### [GIVEN INSTRUCTION]
Exactly reproduce the lines that follow.

### [DATA SEGMENT]
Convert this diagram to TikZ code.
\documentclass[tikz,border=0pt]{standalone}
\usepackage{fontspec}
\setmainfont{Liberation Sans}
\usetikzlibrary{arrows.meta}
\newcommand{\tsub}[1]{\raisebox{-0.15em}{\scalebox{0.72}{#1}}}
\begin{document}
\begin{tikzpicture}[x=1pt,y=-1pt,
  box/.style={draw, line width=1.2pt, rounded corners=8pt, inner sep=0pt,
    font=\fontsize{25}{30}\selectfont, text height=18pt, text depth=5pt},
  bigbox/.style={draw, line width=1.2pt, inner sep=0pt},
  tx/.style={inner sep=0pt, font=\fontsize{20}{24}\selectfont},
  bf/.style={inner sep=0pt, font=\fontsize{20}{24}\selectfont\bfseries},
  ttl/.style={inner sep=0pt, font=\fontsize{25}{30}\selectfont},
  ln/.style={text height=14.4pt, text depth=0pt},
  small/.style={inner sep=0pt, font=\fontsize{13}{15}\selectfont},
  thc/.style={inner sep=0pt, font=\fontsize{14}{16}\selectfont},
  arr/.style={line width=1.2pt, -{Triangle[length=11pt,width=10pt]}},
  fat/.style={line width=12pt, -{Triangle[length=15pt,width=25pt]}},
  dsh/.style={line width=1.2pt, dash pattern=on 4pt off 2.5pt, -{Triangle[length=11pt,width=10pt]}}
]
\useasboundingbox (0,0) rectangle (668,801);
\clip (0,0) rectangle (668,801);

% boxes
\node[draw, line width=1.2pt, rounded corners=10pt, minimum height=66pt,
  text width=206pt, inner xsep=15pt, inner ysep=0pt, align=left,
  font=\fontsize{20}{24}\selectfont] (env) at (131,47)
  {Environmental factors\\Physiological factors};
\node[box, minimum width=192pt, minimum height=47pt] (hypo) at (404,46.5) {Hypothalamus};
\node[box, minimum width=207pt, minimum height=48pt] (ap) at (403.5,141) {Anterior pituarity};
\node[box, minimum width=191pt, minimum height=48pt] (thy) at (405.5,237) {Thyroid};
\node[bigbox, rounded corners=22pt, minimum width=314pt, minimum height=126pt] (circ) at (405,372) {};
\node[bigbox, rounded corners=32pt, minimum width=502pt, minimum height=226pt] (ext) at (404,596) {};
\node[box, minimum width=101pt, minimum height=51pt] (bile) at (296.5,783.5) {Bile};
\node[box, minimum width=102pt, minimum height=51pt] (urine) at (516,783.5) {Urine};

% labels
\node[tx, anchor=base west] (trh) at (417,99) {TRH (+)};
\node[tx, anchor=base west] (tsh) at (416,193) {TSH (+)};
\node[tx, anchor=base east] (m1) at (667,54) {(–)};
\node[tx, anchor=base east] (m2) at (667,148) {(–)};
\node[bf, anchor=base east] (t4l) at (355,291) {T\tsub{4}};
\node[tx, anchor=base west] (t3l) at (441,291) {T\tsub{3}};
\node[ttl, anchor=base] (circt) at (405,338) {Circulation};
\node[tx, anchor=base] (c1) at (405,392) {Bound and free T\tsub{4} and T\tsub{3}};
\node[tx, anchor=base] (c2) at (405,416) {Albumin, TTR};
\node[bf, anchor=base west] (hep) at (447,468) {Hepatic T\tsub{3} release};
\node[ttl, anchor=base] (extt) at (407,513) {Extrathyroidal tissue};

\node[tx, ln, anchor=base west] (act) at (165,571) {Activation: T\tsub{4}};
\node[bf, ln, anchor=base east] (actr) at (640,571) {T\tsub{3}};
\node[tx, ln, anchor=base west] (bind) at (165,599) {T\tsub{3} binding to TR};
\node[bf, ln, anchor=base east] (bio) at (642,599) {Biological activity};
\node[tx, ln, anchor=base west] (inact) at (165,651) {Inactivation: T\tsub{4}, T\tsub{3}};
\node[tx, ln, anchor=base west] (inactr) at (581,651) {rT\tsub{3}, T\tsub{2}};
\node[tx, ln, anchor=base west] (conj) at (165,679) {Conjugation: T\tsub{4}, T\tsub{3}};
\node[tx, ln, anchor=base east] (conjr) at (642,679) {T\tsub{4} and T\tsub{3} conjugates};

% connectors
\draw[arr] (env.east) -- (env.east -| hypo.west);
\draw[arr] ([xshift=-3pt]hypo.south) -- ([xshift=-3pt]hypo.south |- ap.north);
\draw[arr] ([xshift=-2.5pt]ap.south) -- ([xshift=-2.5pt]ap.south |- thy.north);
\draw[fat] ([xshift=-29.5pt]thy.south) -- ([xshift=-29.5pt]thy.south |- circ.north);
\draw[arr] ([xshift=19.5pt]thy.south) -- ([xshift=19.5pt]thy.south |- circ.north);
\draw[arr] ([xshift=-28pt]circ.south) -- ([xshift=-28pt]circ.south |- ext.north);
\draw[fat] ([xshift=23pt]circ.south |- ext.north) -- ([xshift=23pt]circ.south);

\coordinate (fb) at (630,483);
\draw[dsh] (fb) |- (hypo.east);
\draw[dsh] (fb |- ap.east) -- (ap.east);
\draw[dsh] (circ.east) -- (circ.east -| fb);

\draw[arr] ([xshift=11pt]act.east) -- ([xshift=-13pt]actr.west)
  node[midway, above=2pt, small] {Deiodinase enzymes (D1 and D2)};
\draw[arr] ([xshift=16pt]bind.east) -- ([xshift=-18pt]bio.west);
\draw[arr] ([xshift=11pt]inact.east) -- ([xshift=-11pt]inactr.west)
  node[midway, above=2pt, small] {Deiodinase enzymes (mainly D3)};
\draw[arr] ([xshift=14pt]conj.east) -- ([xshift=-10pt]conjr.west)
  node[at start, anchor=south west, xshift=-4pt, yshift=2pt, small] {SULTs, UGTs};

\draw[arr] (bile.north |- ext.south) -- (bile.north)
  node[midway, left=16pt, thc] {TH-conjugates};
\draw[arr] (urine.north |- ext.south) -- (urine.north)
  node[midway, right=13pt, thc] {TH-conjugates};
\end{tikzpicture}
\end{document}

### [SOLUTION TO THIS TASK]
Convert this diagram to TikZ code.
\documentclass[tikz,border=0pt]{standalone}
\usepackage{fontspec}
\setmainfont{Liberation Sans}
\usetikzlibrary{arrows.meta}
\newcommand{\tsub}[1]{\raisebox{-0.15em}{\scalebox{0.72}{#1}}}
\begin{document}
\begin{tikzpicture}[x=1pt,y=-1pt,
  box/.style={draw, line width=1.2pt, rounded corners=8pt, inner sep=0pt,
    font=\fontsize{25}{30}\selectfont, text height=18pt, text depth=5pt},
  bigbox/.style={draw, line width=1.2pt, inner sep=0pt},
  tx/.style={inner sep=0pt, font=\fontsize{20}{24}\selectfont},
  bf/.style={inner sep=0pt, font=\fontsize{20}{24}\selectfont\bfseries},
  ttl/.style={inner sep=0pt, font=\fontsize{25}{30}\selectfont},
  ln/.style={text height=14.4pt, text depth=0pt},
  small/.style={inner sep=0pt, font=\fontsize{13}{15}\selectfont},
  thc/.style={inner sep=0pt, font=\fontsize{14}{16}\selectfont},
  arr/.style={line width=1.2pt, -{Triangle[length=11pt,width=10pt]}},
  fat/.style={line width=12pt, -{Triangle[length=15pt,width=25pt]}},
  dsh/.style={line width=1.2pt, dash pattern=on 4pt off 2.5pt, -{Triangle[length=11pt,width=10pt]}}
]
\useasboundingbox (0,0) rectangle (668,801);
\clip (0,0) rectangle (668,801);

% boxes
\node[draw, line width=1.2pt, rounded corners=10pt, minimum height=66pt,
  text width=206pt, inner xsep=15pt, inner ysep=0pt, align=left,
  font=\fontsize{20}{24}\selectfont] (env) at (131,47)
  {Environmental factors\\Physiological factors};
\node[box, minimum width=192pt, minimum height=47pt] (hypo) at (404,46.5) {Hypothalamus};
\node[box, minimum width=207pt, minimum height=48pt] (ap) at (403.5,141) {Anterior pituarity};
\node[box, minimum width=191pt, minimum height=48pt] (thy) at (405.5,237) {Thyroid};
\node[bigbox, rounded corners=22pt, minimum width=314pt, minimum height=126pt] (circ) at (405,372) {};
\node[bigbox, rounded corners=32pt, minimum width=502pt, minimum height=226pt] (ext) at (404,596) {};
\node[box, minimum width=101pt, minimum height=51pt] (bile) at (296.5,783.5) {Bile};
\node[box, minimum width=102pt, minimum height=51pt] (urine) at (516,783.5) {Urine};

% labels
\node[tx, anchor=base west] (trh) at (417,99) {TRH (+)};
\node[tx, anchor=base west] (tsh) at (416,193) {TSH (+)};
\node[tx, anchor=base east] (m1) at (667,54) {(–)};
\node[tx, anchor=base east] (m2) at (667,148) {(–)};
\node[bf, anchor=base east] (t4l) at (355,291) {T\tsub{4}};
\node[tx, anchor=base west] (t3l) at (441,291) {T\tsub{3}};
\node[ttl, anchor=base] (circt) at (405,338) {Circulation};
\node[tx, anchor=base] (c1) at (405,392) {Bound and free T\tsub{4} and T\tsub{3}};
\node[tx, anchor=base] (c2) at (405,416) {Albumin, TTR};
\node[bf, anchor=base west] (hep) at (447,468) {Hepatic T\tsub{3} release};
\node[ttl, anchor=base] (extt) at (407,513) {Extrathyroidal tissue};

\node[tx, ln, anchor=base west] (act) at (165,571) {Activation: T\tsub{4}};
\node[bf, ln, anchor=base east] (actr) at (640,571) {T\tsub{3}};
\node[tx, ln, anchor=base west] (bind) at (165,599) {T\tsub{3} binding to TR};
\node[bf, ln, anchor=base east] (bio) at (642,599) {Biological activity};
\node[tx, ln, anchor=base west] (inact) at (165,651) {Inactivation: T\tsub{4}, T\tsub{3}};
\node[tx, ln, anchor=base west] (inactr) at (581,651) {rT\tsub{3}, T\tsub{2}};
\node[tx, ln, anchor=base west] (conj) at (165,679) {Conjugation: T\tsub{4}, T\tsub{3}};
\node[tx, ln, anchor=base east] (conjr) at (642,679) {T\tsub{4} and T\tsub{3} conjugates};

% connectors
\draw[arr] (env.east) -- (env.east -| hypo.west);
\draw[arr] ([xshift=-3pt]hypo.south) -- ([xshift=-3pt]hypo.south |- ap.north);
\draw[arr] ([xshift=-2.5pt]ap.south) -- ([xshift=-2.5pt]ap.south |- thy.north);
\draw[fat] ([xshift=-29.5pt]thy.south) -- ([xshift=-29.5pt]thy.south |- circ.north);
\draw[arr] ([xshift=19.5pt]thy.south) -- ([xshift=19.5pt]thy.south |- circ.north);
\draw[arr] ([xshift=-28pt]circ.south) -- ([xshift=-28pt]circ.south |- ext.north);
\draw[fat] ([xshift=23pt]circ.south |- ext.north) -- ([xshift=23pt]circ.south);

\coordinate (fb) at (630,483);
\draw[dsh] (fb) |- (hypo.east);
\draw[dsh] (fb |- ap.east) -- (ap.east);
\draw[dsh] (circ.east) -- (circ.east -| fb);

\draw[arr] ([xshift=11pt]act.east) -- ([xshift=-13pt]actr.west)
  node[midway, above=2pt, small] {Deiodinase enzymes (D1 and D2)};
\draw[arr] ([xshift=16pt]bind.east) -- ([xshift=-18pt]bio.west);
\draw[arr] ([xshift=11pt]inact.east) -- ([xshift=-11pt]inactr.west)
  node[midway, above=2pt, small] {Deiodinase enzymes (mainly D3)};
\draw[arr] ([xshift=14pt]conj.east) -- ([xshift=-10pt]conjr.west)
  node[at start, anchor=south west, xshift=-4pt, yshift=2pt, small] {SULTs, UGTs};

\draw[arr] (bile.north |- ext.south) -- (bile.north)
  node[midway, left=16pt, thc] {TH-conjugates};
\draw[arr] (urine.north |- ext.south) -- (urine.north)
  node[midway, right=13pt, thc] {TH-conjugates};
\end{tikzpicture}
\end{document}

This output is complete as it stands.